Bataille de Tarawa : les forces en présences.
Du 12 au 27 mai 1943, la conférence interalliée « Trident » se déroule à Washington entre la délégation américaine dirigée par Roosevelt et la délégation anglaise dirigée par Churchill. Durant celle-ci, des plans de guerres concernant la future campagne d’Italie, les bombardements stratégiques sur le Reich ainsi que des plans pour la reconquête du Pacifique y sont décidés.
Dans ces derniers, il apparaît clairement que la méthode de « saute-mouton » d’atoll en atoll constitue la meilleure option pour les Américains, et ce pour plusieurs raisons.

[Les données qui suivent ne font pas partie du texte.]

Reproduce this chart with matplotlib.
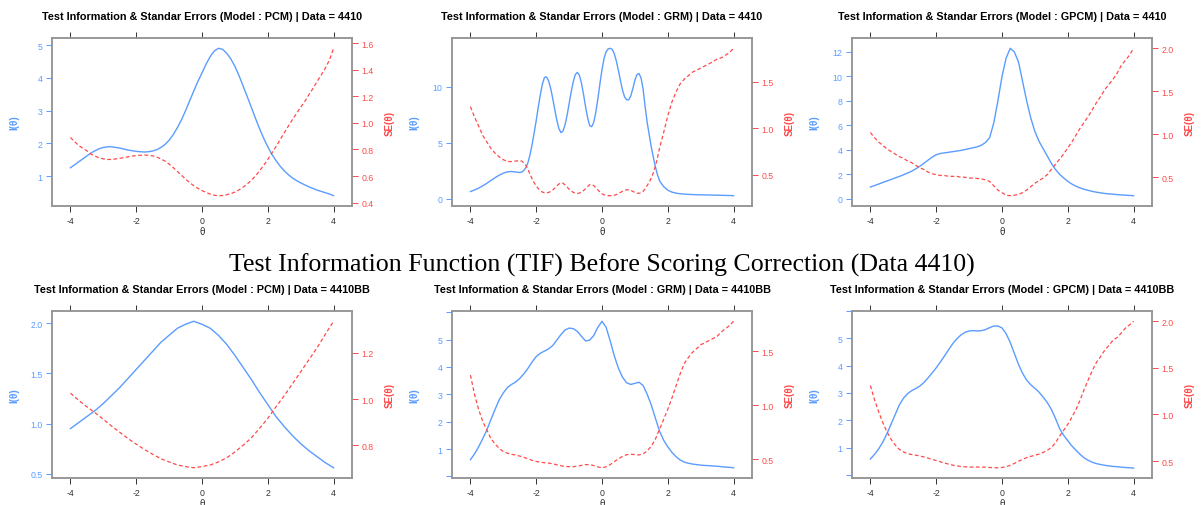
import numpy as np
import matplotlib
matplotlib.use("Agg")
from matplotlib import pyplot as plt

# theta grids
theta_coarse = np.linspace(-4, 4, 33)   # step 0.25
theta_fine = np.linspace(-4, 4, 65)     # step 0.125
# GRM 4410 has narrow peaks, so it is read more densely in the middle
theta_grm = np.concatenate([np.linspace(-4, -2.625, 12),
                            np.linspace(-2.5, 1.6875, 68),
                            np.linspace(1.75, 4, 19)])

# ---- Data 4410 ----
pcm_info = [1.26, 1.35, 1.44, 1.53, 1.62, 1.71, 1.78, 1.84, 1.88, 1.90, 1.90, 1.88, 1.86,
            1.83, 1.80, 1.78, 1.76, 1.75, 1.74, 1.75, 1.77, 1.81, 1.88, 1.97, 2.10, 2.27,
            2.48, 2.72, 3.00, 3.30, 3.60, 3.89, 4.15, 4.42, 4.65, 4.82, 4.90, 4.87, 4.75,
            4.58, 4.35, 4.07, 3.75, 3.43, 3.10, 2.77, 2.45, 2.16, 1.90, 1.67, 1.48, 1.31,
            1.17, 1.05, 0.95, 0.87, 0.80, 0.74, 0.68, 0.63, 0.58, 0.54, 0.50, 0.46, 0.41]
pcm_se = [0.89, 0.86, 0.83, 0.81, 0.79, 0.765, 0.75, 0.737, 0.729, 0.725, 0.725, 0.729,
          0.733, 0.739, 0.745, 0.75, 0.754, 0.756, 0.758, 0.756, 0.752, 0.743, 0.729,
          0.712, 0.69, 0.664, 0.635, 0.606, 0.577, 0.55, 0.527, 0.507, 0.491, 0.476,
          0.464, 0.455, 0.452, 0.453, 0.459, 0.467, 0.479, 0.496, 0.516, 0.54, 0.568,
          0.601, 0.639, 0.68, 0.725, 0.774, 0.822, 0.874, 0.925, 0.976, 1.026, 1.072,
          1.118, 1.162, 1.213, 1.26, 1.313, 1.361, 1.414, 1.474, 1.562]

grm_info = [0.66, 0.80, 0.97, 1.17, 1.40, 1.65, 1.90, 2.12, 2.30, 2.42, 2.45, 2.40,
            2.36, 2.40, 2.55, 2.80, 3.25, 3.95, 4.85, 5.90, 7.00, 8.20, 9.30, 10.25, 10.85,
            10.90, 10.55, 9.90, 9.00, 8.00, 7.05, 6.30, 5.92, 6.05, 6.60, 7.45, 8.50, 9.55,
            10.45, 11.10, 11.30, 11.05, 10.35, 9.35, 8.25, 7.25, 6.55, 6.45, 6.85, 7.75, 8.95,
            10.30, 11.55, 12.55, 13.15, 13.40, 13.45, 13.35, 12.95, 12.30, 11.45, 10.55, 9.70,
            9.10, 8.85, 8.85, 9.20, 9.85, 10.60, 11.10, 11.20, 10.80, 9.80, 8.20, 6.80, 5.70,
            4.60, 3.70, 2.85, 2.15,
            1.62, 1.10, 0.78, 0.61, 0.52, 0.46, 0.43, 0.41, 0.39, 0.38, 0.37, 0.36, 0.35,
            0.34, 0.33, 0.325, 0.315, 0.305, 0.29]
grm_se = [1.23, 1.12, 1.02, 0.92, 0.85, 0.78, 0.73, 0.69, 0.66, 0.64, 0.64, 0.645,
          0.651, 0.645, 0.626, 0.598, 0.555, 0.503, 0.454, 0.412, 0.378, 0.349, 0.328, 0.312,
          0.304, 0.303, 0.308, 0.318, 0.333, 0.354, 0.377, 0.398, 0.411, 0.407, 0.389, 0.366,
          0.343, 0.324, 0.309, 0.300, 0.297, 0.301, 0.311, 0.327, 0.348, 0.371, 0.391, 0.394,
          0.382, 0.359, 0.334, 0.312, 0.294, 0.282, 0.276, 0.273, 0.273, 0.274, 0.278, 0.285,
          0.296, 0.308, 0.321, 0.331, 0.336, 0.336, 0.330, 0.319, 0.307, 0.300, 0.299, 0.304,
          0.319, 0.349, 0.383, 0.419, 0.466, 0.520, 0.592, 0.682,
          0.786, 0.953, 1.132, 1.280, 1.387, 1.474, 1.525, 1.562, 1.601, 1.622, 1.644, 1.667,
          1.690, 1.715, 1.741, 1.754, 1.782, 1.811, 1.857]

gpcm_info = [0.96, 1.08, 1.20, 1.33, 1.45, 1.57, 1.70, 1.82, 1.95, 2.10, 2.25, 2.44, 2.65,
             2.90, 3.15, 3.40, 3.60, 3.70, 3.75, 3.80, 3.85, 3.90, 3.95, 4.02, 4.10, 4.17,
             4.25, 4.38, 4.60, 5.00, 6.20, 8.00, 10.0, 11.5, 12.3, 12.0, 11.2, 9.60, 8.00,
             6.60, 5.50, 4.70, 4.10, 3.50, 2.90, 2.40, 2.00, 1.70, 1.42, 1.20, 1.02, 0.88,
             0.77, 0.68, 0.60, 0.53, 0.48, 0.43, 0.40, 0.37, 0.34, 0.31, 0.29, 0.27, 0.25]
gpcm_se = [1.02, 0.96, 0.91, 0.87, 0.83, 0.80, 0.77, 0.74, 0.72, 0.69, 0.67, 0.64, 0.61,
           0.59, 0.56, 0.54, 0.53, 0.52, 0.52, 0.51, 0.51, 0.51, 0.50, 0.50, 0.49, 0.49,
           0.485, 0.48, 0.47, 0.45, 0.40, 0.35, 0.32, 0.29, 0.285, 0.29, 0.30, 0.32, 0.35,
           0.39, 0.43, 0.46, 0.49, 0.53, 0.59, 0.65, 0.71, 0.77, 0.84, 0.91, 0.99, 1.07,
           1.14, 1.21, 1.29, 1.37, 1.44, 1.52, 1.58, 1.64, 1.71, 1.80, 1.86, 1.92, 2.00]

# ---- Data 4410BB ----
pcm_bb_info = [0.95, 1.01, 1.07, 1.13, 1.20, 1.28, 1.36, 1.45, 1.54, 1.63, 1.72, 1.81, 1.88,
               1.95, 1.99, 2.02, 1.99, 1.95, 1.88, 1.79, 1.68, 1.56, 1.44, 1.31, 1.19, 1.07,
               0.97, 0.88, 0.80, 0.73, 0.67, 0.61, 0.56]
pcm_bb_se = [1.026, 0.995, 0.967, 0.941, 0.913, 0.884, 0.857, 0.830, 0.806, 0.783, 0.762,
             0.743, 0.729, 0.716, 0.709, 0.704, 0.709, 0.716, 0.729, 0.747, 0.772, 0.801,
             0.833, 0.874, 0.917, 0.967, 1.015, 1.066, 1.118, 1.170, 1.222, 1.280, 1.336]

grm_bb_info = [0.61, 0.82, 1.08, 1.38, 1.70, 2.08, 2.45, 2.80, 3.05, 3.25, 3.36, 3.45, 3.58,
               3.75, 3.95, 4.18, 4.38, 4.50, 4.58, 4.66, 4.78, 4.98, 5.18, 5.35, 5.42, 5.40,
               5.30, 5.12, 4.95, 4.98, 5.15, 5.45, 5.67, 5.45, 4.95, 4.40, 3.95, 3.62, 3.42,
               3.36, 3.40, 3.44, 3.32, 3.00, 2.60, 2.12, 1.65, 1.32, 1.08, 0.88, 0.72, 0.60,
               0.52, 0.48, 0.45, 0.43, 0.41, 0.40, 0.39, 0.38, 0.37, 0.355, 0.34, 0.33, 0.315]
grm_bb_se = [1.28, 1.10, 0.96, 0.85, 0.77, 0.69, 0.64, 0.60, 0.57, 0.555, 0.545, 0.538, 0.528,
             0.516, 0.503, 0.489, 0.478, 0.471, 0.467, 0.463, 0.457, 0.448, 0.439, 0.432,
             0.43, 0.43, 0.434, 0.442, 0.449, 0.448, 0.441, 0.428, 0.42, 0.428, 0.449, 0.477,
             0.503, 0.526, 0.541, 0.545, 0.542, 0.539, 0.549, 0.577, 0.62, 0.687, 0.778, 0.87,
             0.962, 1.066, 1.179, 1.291, 1.387, 1.443, 1.491, 1.525, 1.562, 1.58, 1.60, 1.62,
             1.64, 1.68, 1.71, 1.74, 1.78]

gpcm_bb_info = [0.58, 0.75, 0.95, 1.20, 1.50, 1.85, 2.20, 2.55, 2.80, 2.97, 3.08, 3.16, 3.25,
                3.38, 3.55, 3.73, 3.92, 4.13, 4.35, 4.58, 4.80, 4.98, 5.12, 5.22, 5.27, 5.28,
                5.27, 5.28, 5.32, 5.39, 5.45, 5.45, 5.38, 5.17, 4.85, 4.45, 4.05, 3.72, 3.47,
                3.30, 3.17, 3.03, 2.85, 2.65, 2.40, 2.07, 1.70, 1.45, 1.25, 1.06, 0.90, 0.75,
                0.62, 0.53, 0.46, 0.41, 0.38, 0.35, 0.33, 0.31, 0.30, 0.285, 0.27, 0.26, 0.25]
gpcm_bb_se = [1.31, 1.155, 1.03, 0.913, 0.816, 0.735, 0.674, 0.626, 0.598, 0.58, 0.57, 0.563,
              0.555, 0.544, 0.531, 0.518, 0.505, 0.492, 0.479, 0.467, 0.456, 0.448, 0.442,
              0.438, 0.436, 0.435, 0.436, 0.435, 0.434, 0.431, 0.428, 0.428, 0.431, 0.44,
              0.454, 0.474, 0.497, 0.518, 0.537, 0.55, 0.562, 0.574, 0.592, 0.614, 0.645,
              0.695, 0.767, 0.83, 0.894, 0.971, 1.054, 1.155, 1.27, 1.374, 1.474, 1.562,
              1.622, 1.69, 1.741, 1.796, 1.826, 1.873, 1.925, 1.961, 2.00]

x_ticks = [-4, -2, 0, 2, 4]

BLUE = "#5b9cff"
RED = "#ff4a4a"
FRAME = "#959595"
SANS = "Liberation Sans"

fig = plt.figure(figsize=(12.03, 5.06), dpi=100)
W, H = 1203.0, 506.0


def pad_lim(vals, frac=0.07):
    lo, hi = min(vals), max(vals)
    p = (hi - lo) * frac
    return lo - p, hi + p


def panel(x0, y_top, y_bot, theta, info, se, title, left_ticks, left_labeled, right_ticks):
    h = y_bot - y_top
    ax = fig.add_axes([x0 / W, 1 - y_bot / H, 300 / W, h / H])
    ax.plot(theta, info, color=BLUE, lw=1.0)
    ax.set_xlim(*pad_lim(theta))
    ax.set_ylim(*pad_lim(info))
    ax.set_xticks(x_ticks)
    ax.set_xticklabels([str(t) for t in x_ticks], fontsize=6.3, color="#333333", family=SANS)
    ax.tick_params(axis="x", which="both", direction="out", length=4, width=0.7,
                   color="#333333", top=True, labeltop=False, pad=3)
    ax.set_yticks(left_ticks)
    ax.set_yticklabels([str(t) if t in left_labeled else "" for t in left_ticks],
                       fontsize=6.3, color=BLUE, family=SANS)
    ax.tick_params(axis="y", direction="out", length=4, width=0.7, color=BLUE, pad=3)
    for s in ax.spines.values():
        s.set_color(FRAME)
        s.set_linewidth(1.1)
    ax.set_ylabel("I(θ)", color=BLUE, fontsize=7, family=SANS, fontweight="bold")
    ax.yaxis.set_label_coords(-33 / 300, 0.5)
    ax.set_xlabel("θ", color="#333333", fontsize=7, family=SANS)
    ax.xaxis.set_label_coords(0.5, -20 / h)
    ax.set_title(title, fontsize=7.85, fontweight="bold", family=SANS, pad=14)

    ax2 = ax.twinx()
    ax2.plot(theta, se, color=RED, lw=0.9, ls=(0, (3, 2)))
    ax2.set_ylim(*pad_lim(se))
    ax2.set_yticks(right_ticks)
    ax2.set_yticklabels(["%.1f" % t for t in right_ticks], fontsize=6.3, color=RED, family=SANS)
    ax2.tick_params(axis="y", direction="out", length=4, width=0.7, color=RED, pad=3)
    for s in ax2.spines.values():
        s.set_color(FRAME)
        s.set_linewidth(1.1)
    ax2.set_ylabel("SE(θ)", color=RED, fontsize=7, family=SANS, fontweight="bold")
    ax2.yaxis.set_label_coords(1 + 33 / 300, 0.5)


cols = [52, 452, 852]

panel(cols[0], 39, 207, theta_fine, pcm_info, pcm_se,
      "Test Information & Standar Errors (Model : PCM) | Data = 4410",
      [1, 2, 3, 4, 5], [1, 2, 3, 4, 5], [0.4, 0.6, 0.8, 1.0, 1.2, 1.4, 1.6])
panel(cols[1], 39, 207, theta_grm, grm_info, grm_se,
      "Test Information & Standar Errors (Model : GRM) | Data = 4410",
      [0, 5, 10], [0, 5, 10], [0.5, 1.0, 1.5])
panel(cols[2], 39, 207, theta_fine, gpcm_info, gpcm_se,
      "Test Information & Standar Errors (Model : GPCM) | Data = 4410",
      [0, 2, 4, 6, 8, 10, 12], [0, 2, 4, 6, 8, 10, 12], [0.5, 1.0, 1.5, 2.0])

panel(cols[0], 312, 479, theta_coarse, pcm_bb_info, pcm_bb_se,
      "Test Information & Standar Errors (Model : PCM) | Data = 4410BB",
      [0.5, 1.0, 1.5, 2.0], [0.5, 1.0, 1.5, 2.0], [0.8, 1.0, 1.2])
panel(cols[1], 312, 479, theta_fine, grm_bb_info, grm_bb_se,
      "Test Information & Standar Errors (Model : GRM) | Data = 4410BB",
      [0, 1, 2, 3, 4, 5, 6], [1, 2, 3, 4, 5], [0.5, 1.0, 1.5])
panel(cols[2], 312, 479, theta_fine, gpcm_bb_info, gpcm_bb_se,
      "Test Information & Standar Errors (Model : GPCM) | Data = 4410BB",
      [0, 1, 2, 3, 4, 5, 6], [1, 2, 3, 4, 5], [0.5, 1.0, 1.5, 2.0])

fig.text(0.5, 1 - 272 / H, "Test Information Function (TIF) Before Scoring Correction (Data 4410)",
         ha="center", va="baseline", fontsize=18.6, family="Liberation Serif")

fig.savefig("out.png", dpi=100)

Premièrement, il s’agit de ne pas provoquer une bataille aéronavale de type Midway, car les Américains n’ont, à ce moment précis, que trois porte-avions lourds disponibles (Essex compris) alors que le Japon en possède le double dont les deux grosses unités de la classe Shōkaku. Deuxièmement, le trajet du Pacifique Centre est le plus rapide, et les atolls sont éparpillées loin de leurs grandes bases maritimes.
En conséquence, les Japonais ne sont pas capables de déployer autant d’hommes et d’avions qu’ils peuvent le faire dans les Salomon. Ce qui nous amène à la dernière raison, à savoir l’économie des forces. Les Américains souhaitent dans la mesure du possible éviter un nouveau Guadalcanal, c’est-à-dire livrer un combat dans un environnement hostile, meurtrier, tactiquement difficile à mener, et devant affronter des forces japonaises nombreuses, celles-ci ayant mobilisés plus de 30 000 hommes au plus fort de la bataille.
Il est donc légitime de désigner les îles Gilbert et les îles Marshall comme le premier objectif vitale de la conquête du Pacifique, à mi-chemin entre Tokyo et Hawaii. Les Gilbert sont les premières à être attaquées. Ce sont les plus proches d’Hawaii et de Guadalcanal, car situées au sud-est des îles Marshall. L’amiral Nimitz lance alors l’opération Galvanic soit la conquête des îles Gilbert. La cible : les atolls de Makin et de Tarawa. Nous sommes en juillet 1943. Les deux atolls sont occupés par les Japonais depuis décembre 1941.
Les Japonais installent à Makin une station radio, mais ce n’est pas pour cela que les îles Gilbert sont une priorité pour l’Oncle Sam. Au centre de Tarawa se trouve l’îlot de Bétio. Il est long de cinq kilomètres, sa largeur varie de cent mètres pour sa partie la plus étroite à cinq cents mètres à sa partie la plus étendue. Sa forme allongée, semblable à celle d’un mousquet, permet la construction d’une piste d’aviation en dur, capable d’accueillir tout type d’avion. Or, disposer d’un porte-avion dit « insubmersible » est un atout non négligeable dans une guerre qui se joue sur l’océan le plus vaste du monde.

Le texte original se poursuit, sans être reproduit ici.